Intelligence Track

Design

1 June 2026

The Brief

Today's issue is dominated by a single structural theme: the gap between AI as a product announcement and AI as a working operational system is closing — and the teams that close it first are changing what competitive means in travel.

The Expedia and Indian OTA AI divide stories read together, and they should: one shows the global ceiling rising, the other shows that most Indian players are still finding the floor. Cleartrip's absence from the Skift earnings analysis is the sharpest signal in today's batch — not because it confirms a product gap, but because it confirms a perception gap, and in a market where investor and supplier confidence follows narrative, that distinction matters less than it should. The three product and design pieces — on agentic PM workflows, probabilistic done criteria, and motion judgement — point toward the same operational conclusion: shipping AI features with pre-AI processes will produce AI products that feel like pre-AI products. The team should be asking not just what AI features are on the roadmap, but whether the rituals, roles, and review practices around those features have been updated to match. The window to get ahead of this is narrower than it looks.

Reading as

AI & Design

What "done" means when you're shipping AI features

Gothelf argues that AI features break the standard sprint-completion model because behaviour is probabilistic, not deterministic — 'all tests passed' no longer means the feature works as intended in production. He proposes replacing binary done criteria with ongoing outcome monitoring, explicitly separating technical completeness from behavioural correctness.

Why it matters

Product teams shipping AI-assisted search, pricing recommendations, or chat support cannot rely on QA-gate release cycles — without updated definitions of done, they will consistently ship features that pass review and fail users.

HeyDesigner·1 Jun 2026
I Don't Review the Code. I Review the Artifacts.

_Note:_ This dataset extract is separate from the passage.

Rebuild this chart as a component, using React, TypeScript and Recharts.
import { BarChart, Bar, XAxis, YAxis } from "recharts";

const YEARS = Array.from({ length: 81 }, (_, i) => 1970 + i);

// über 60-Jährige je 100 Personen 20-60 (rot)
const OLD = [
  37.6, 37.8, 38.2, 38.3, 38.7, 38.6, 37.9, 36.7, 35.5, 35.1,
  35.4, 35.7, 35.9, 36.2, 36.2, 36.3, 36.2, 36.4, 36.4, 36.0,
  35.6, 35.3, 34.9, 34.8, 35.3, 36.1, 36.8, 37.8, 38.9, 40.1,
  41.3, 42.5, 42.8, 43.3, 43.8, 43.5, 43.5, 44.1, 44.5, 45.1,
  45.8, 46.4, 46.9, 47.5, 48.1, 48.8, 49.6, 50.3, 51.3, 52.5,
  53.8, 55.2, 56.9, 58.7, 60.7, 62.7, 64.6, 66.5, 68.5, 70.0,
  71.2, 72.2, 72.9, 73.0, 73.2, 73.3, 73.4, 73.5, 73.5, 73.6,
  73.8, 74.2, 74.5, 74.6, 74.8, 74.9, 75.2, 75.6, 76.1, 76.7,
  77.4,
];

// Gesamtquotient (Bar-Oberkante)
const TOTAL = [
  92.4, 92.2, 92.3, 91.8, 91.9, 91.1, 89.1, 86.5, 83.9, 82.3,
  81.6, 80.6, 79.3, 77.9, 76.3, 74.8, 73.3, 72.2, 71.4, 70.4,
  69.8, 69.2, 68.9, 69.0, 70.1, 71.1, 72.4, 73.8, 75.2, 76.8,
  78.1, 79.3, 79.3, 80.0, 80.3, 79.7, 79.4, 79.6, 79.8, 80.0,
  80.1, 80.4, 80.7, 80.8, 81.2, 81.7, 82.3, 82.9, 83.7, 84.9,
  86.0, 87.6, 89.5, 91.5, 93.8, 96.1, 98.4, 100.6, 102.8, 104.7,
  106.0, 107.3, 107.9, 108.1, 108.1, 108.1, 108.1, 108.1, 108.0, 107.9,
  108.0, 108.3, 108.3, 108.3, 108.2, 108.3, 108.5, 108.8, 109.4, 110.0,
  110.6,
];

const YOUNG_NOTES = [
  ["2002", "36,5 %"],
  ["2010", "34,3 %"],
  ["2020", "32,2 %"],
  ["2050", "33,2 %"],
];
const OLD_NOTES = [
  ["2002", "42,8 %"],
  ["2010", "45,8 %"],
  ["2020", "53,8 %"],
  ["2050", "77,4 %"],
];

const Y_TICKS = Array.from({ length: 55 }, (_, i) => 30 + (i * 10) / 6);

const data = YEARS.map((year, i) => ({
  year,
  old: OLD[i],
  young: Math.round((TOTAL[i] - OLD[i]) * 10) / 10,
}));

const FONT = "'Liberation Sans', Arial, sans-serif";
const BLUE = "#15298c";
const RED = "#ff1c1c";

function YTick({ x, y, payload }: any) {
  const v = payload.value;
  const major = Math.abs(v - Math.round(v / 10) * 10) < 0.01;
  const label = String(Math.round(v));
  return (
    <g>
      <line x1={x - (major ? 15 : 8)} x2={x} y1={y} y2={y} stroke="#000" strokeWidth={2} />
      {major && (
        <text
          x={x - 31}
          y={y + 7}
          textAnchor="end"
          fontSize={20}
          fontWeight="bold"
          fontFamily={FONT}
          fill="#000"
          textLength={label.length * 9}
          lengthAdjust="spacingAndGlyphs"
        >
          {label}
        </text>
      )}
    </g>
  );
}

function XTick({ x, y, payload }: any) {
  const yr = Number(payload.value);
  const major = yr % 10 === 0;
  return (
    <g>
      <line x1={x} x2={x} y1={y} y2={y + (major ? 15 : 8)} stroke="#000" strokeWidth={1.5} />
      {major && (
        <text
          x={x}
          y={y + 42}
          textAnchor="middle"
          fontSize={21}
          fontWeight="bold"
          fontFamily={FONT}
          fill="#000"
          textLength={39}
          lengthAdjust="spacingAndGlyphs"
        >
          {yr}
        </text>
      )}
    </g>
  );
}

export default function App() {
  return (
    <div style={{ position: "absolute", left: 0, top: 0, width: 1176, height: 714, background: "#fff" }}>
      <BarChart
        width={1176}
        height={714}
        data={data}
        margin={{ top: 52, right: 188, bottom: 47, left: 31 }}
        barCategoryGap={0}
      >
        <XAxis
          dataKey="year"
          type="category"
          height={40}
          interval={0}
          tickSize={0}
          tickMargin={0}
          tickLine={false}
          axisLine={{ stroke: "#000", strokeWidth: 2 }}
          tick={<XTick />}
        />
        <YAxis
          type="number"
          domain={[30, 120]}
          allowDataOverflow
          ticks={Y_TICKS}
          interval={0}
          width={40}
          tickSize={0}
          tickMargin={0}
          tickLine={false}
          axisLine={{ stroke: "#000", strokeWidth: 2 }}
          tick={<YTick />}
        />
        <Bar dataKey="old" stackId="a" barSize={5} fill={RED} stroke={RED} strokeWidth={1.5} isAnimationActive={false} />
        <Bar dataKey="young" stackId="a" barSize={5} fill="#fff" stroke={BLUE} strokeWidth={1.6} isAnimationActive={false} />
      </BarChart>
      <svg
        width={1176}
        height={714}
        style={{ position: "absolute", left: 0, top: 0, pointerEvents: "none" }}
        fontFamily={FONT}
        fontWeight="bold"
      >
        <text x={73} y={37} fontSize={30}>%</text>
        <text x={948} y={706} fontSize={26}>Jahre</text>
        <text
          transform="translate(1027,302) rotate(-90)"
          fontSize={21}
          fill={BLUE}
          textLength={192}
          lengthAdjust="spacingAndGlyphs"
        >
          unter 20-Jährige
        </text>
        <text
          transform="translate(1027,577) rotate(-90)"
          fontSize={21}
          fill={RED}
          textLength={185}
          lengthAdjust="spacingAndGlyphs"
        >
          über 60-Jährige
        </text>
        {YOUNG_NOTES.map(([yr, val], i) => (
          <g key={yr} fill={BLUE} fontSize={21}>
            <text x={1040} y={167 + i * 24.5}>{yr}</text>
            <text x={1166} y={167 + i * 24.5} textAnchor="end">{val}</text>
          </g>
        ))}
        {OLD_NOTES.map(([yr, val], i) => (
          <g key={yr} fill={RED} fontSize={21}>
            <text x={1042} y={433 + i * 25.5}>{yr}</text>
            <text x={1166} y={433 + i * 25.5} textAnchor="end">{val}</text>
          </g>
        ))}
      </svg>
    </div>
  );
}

Paweł Huryn documents a working model for PMs in agentic engineering: instead of reading code, PMs review the outputs of AI-assisted development — specs, test results, generated documentation, deployment artefacts — and use a prompt library to direct agent workflows. He frames this as the new core PM competency, not a shortcut.

Why it matters

If artifact review replaces code review as the PM's technical interface, the skill profile for product roles shifts — travel PMs who can direct agentic workflows will operate with a larger effective surface area than those who cannot, compressing delivery timelines on feature work.

Product Compass·1 Jun 2026

Also in AI & Design

A new recurring digest curating open-source agentic tooling from GitHub, covering a YC-founder personal knowledge agent, a unified filesystem abstraction for AI agents, and high-star repositories reaching mainstream adoption. Framed for practitioners building with or evaluating agent infrastructure.

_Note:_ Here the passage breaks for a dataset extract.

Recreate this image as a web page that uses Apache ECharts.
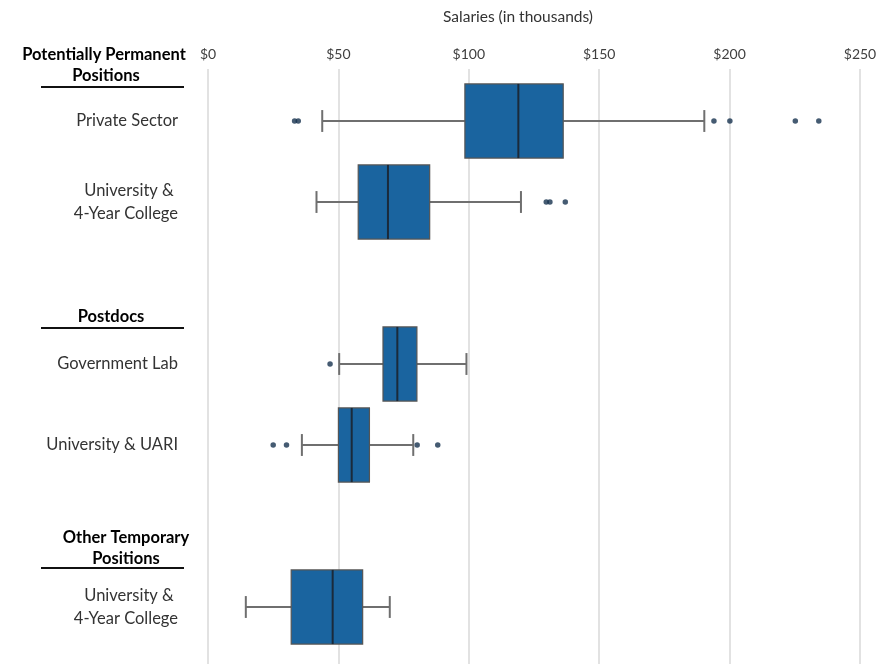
<!DOCTYPE html>
<html>
<head>
<meta charset="utf-8">
<script src="https://cdn.jsdelivr.net/npm/echarts@6/dist/echarts.min.js"></script>
<style>
  html, body { margin: 0; padding: 0; background: #ffffff; }
  #chart { width: 885px; height: 664px; }
</style>
</head>
<body>
<div id="chart"></div>
<script>
// Row labels on the category axis (blank rows separate the groups)
const rowLabels = ['Private Sector', 'University &\u00a0\n4-Year College', '', 'Government Lab', 'University & UARI', '', 'University &\u00a0\n4-Year College'];

// Box summaries (salaries in thousands of dollars), one entry per box
const boxRows     = [0, 1, 3, 4, 6];
const lowWhisker  = [43.8, 41.6, 50.3, 36.0, 14.5];
const q1          = [98.5, 57.6, 67.1, 50.0, 31.9];
const median      = [119.0, 69.0, 72.6, 55.1, 47.8];
const q3          = [136.2, 85.0, 80.1, 61.9, 59.3];
const highWhisker = [190.3, 120.0, 99.1, 78.7, 69.7];

// Individual outliers
const outlierRows   = [0, 0, 0, 0, 0, 0, 1, 1, 1, 3, 4, 4, 4, 4];
const outlierValues = [33.2, 34.6, 194.0, 200.1, 225.2, 234.2, 129.7, 131.1, 137.0, 46.8, 25.0, 30.1, 80.2, 88.1];

// Salary axis
const axisMin = 0, axisMax = 250, axisStep = 50;

// Group headings shown to the left of the rows
const groupHeadings = [
  { lines: ['Potentially Permanent', 'Positions'], x: [104, 106], y: [55, 76], rule: 87 },
  { lines: ['Postdocs'], x: [111], y: [317], rule: 328 },
  { lines: ['Other Temporary', 'Positions'], x: [126, 126], y: [538, 559], rule: 568 }
];

const FONT = 'Lato, "Open Sans", sans-serif';

const boxData = boxRows.map((r, i) => [r, lowWhisker[i], q1[i], median[i], q3[i], highWhisker[i]]);
const outlierData = outlierValues.map((v, i) => [v, outlierRows[i]]);

function renderBox(params, api) {
  const row = api.value(0);
  const lo = api.coord([api.value(1), row]);
  const b1 = api.coord([api.value(2), row]);
  const md = api.coord([api.value(3), row]);
  const b3 = api.coord([api.value(4), row]);
  const hi = api.coord([api.value(5), row]);
  const band = api.size([0, 1])[1];
  const boxH = band * 0.915;
  const capH = band * 0.27;
  const y = lo[1];
  const whisker = { stroke: '#6f6f6f', lineWidth: 2 };
  return {
    type: 'group',
    children: [
      { type: 'line', shape: { x1: lo[0], y1: y, x2: b1[0], y2: y }, style: whisker },
      { type: 'line', shape: { x1: b3[0], y1: y, x2: hi[0], y2: y }, style: whisker },
      { type: 'line', shape: { x1: lo[0], y1: y - capH / 2, x2: lo[0], y2: y + capH / 2 }, style: whisker },
      { type: 'line', shape: { x1: hi[0], y1: y - capH / 2, x2: hi[0], y2: y + capH / 2 }, style: whisker },
      { type: 'rect', shape: { x: b1[0], y: y - boxH / 2, width: b3[0] - b1[0], height: boxH },
        style: { fill: '#1a649f', stroke: '#555555', lineWidth: 1.2 } },
      { type: 'line', shape: { x1: md[0], y1: y - boxH / 2, x2: md[0], y2: y + boxH / 2 },
        style: { stroke: '#1b2a3a', lineWidth: 2 } }
    ]
  };
}

const graphics = [];
groupHeadings.forEach(g => {
  g.lines.forEach((t, i) => {
    graphics.push({
      type: 'text', x: g.x[i], y: g.y[i],
      style: { text: t, font: 'bold 16.5px ' + FONT, fill: '#000000', textAlign: 'center', textVerticalAlign: 'middle' }
    });
  });
  graphics.push({
    type: 'line', shape: { x1: 41, y1: g.rule, x2: 184, y2: g.rule },
    style: { stroke: '#111111', lineWidth: 2 }
  });
});

const chart = echarts.init(document.getElementById('chart'), null, { renderer: 'canvas' });
chart.setOption({
  animation: false,
  backgroundColor: '#ffffff',
  textStyle: { fontFamily: FONT },
  grid: [
    { left: 208, right: 25, top: 69, bottom: 0 },
    { left: 208, right: 25, top: 80.5, height: 567 }
  ],
  xAxis: [
    {
      gridIndex: 0, type: 'value', position: 'top',
      min: axisMin, max: axisMax, interval: axisStep,
      name: 'Salaries (in thousands)', nameLocation: 'middle', nameGap: 44,
      nameTextStyle: { fontSize: 15.5, color: '#333333', fontFamily: FONT, padding: [0, 32, 0, 0] },
      axisLine: { show: false }, axisTick: { show: false },
      axisLabel: { formatter: v => '$' + v, fontSize: 14, color: '#404040', margin: 8, fontFamily: FONT },
      splitLine: { show: true, lineStyle: { color: '#e2e2e2', width: 2 } }
    },
    {
      gridIndex: 1, type: 'value', min: axisMin, max: axisMax, show: false
    }
  ],
  yAxis: [
    {
      gridIndex: 1, type: 'category', data: rowLabels, inverse: true,
      axisLine: { show: false }, axisTick: { show: false },
      axisLabel: { fontSize: 16.5, color: '#333333', margin: 30, lineHeight: 23, fontFamily: FONT, align: 'right' },
      splitLine: { show: false }
    },
    { gridIndex: 0, type: 'value', show: false }
  ],
  graphic: graphics,
  series: [
    {
      type: 'custom', name: 'Salary distribution',
      xAxisIndex: 1, yAxisIndex: 0,
      renderItem: renderBox,
      encode: { x: [1, 2, 3, 4, 5], y: 0 },
      data: boxData,
      z: 2
    },
    {
      type: 'scatter', name: 'Outliers',
      xAxisIndex: 1, yAxisIndex: 0,
      symbol: 'circle', symbolSize: 5.5,
      itemStyle: { color: '#17324f' },
      data: outlierData,
      z: 3
    }
  ]
});
</script>
</body>
</html>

A non-technical talent leader documents shipping a fitness app to the App Store using AI coding tools and AI-generated video assets with no engineering support, from idea to live product in weeks. The piece functions as a case study in what AI-assisted development makes possible for non-engineers today.

Design Systems

Also in Design Systems

Fontastic SpaceHeyDesigner

A tool that generates mathematically optimal font pairings by analysing typographic compatibility metrics rather than relying on curatorial taste or convention — outputs ranked pairing recommendations with rationale.

Design Ops

Train your judgement

A practical training exercise in motion design judgement: side-by-side animation comparisons force the reader to identify what separates technically correct motion from motion that actually feels right — naming the specific properties (easing, timing, spatial arc) that produce the difference. Written as a pre-emptive argument against shipping AI-generated motion code uncritically.

Why it matters

As AI code generation reaches UI animation, design teams that cannot articulate quality criteria will lose the ability to QA their own output — which degrades perceived quality at precisely the moments (transitions, feedback states) that build or break booking trust.

HeyDesigner·1 Jun 2026
Expedia Names Ex-Pinterest Exec to Lead Ads. The Pitch: Real Bookings, Not Intent.

Expedia has hired a former Pinterest advertising executive to run its ads business with a repositioning pitch: selling suppliers on conversion-linked inventory (confirmed bookings) rather than intent-signal impressions. The move targets hotel and airline advertisers frustrated with upper-funnel spend that doesn't close.

Why it matters

A booking-outcome ad model changes the supplier relationship — hotels and airlines will shift co-op budgets toward OTAs that can prove closed revenue, which reshapes who gets premium inventory placement and at what margin.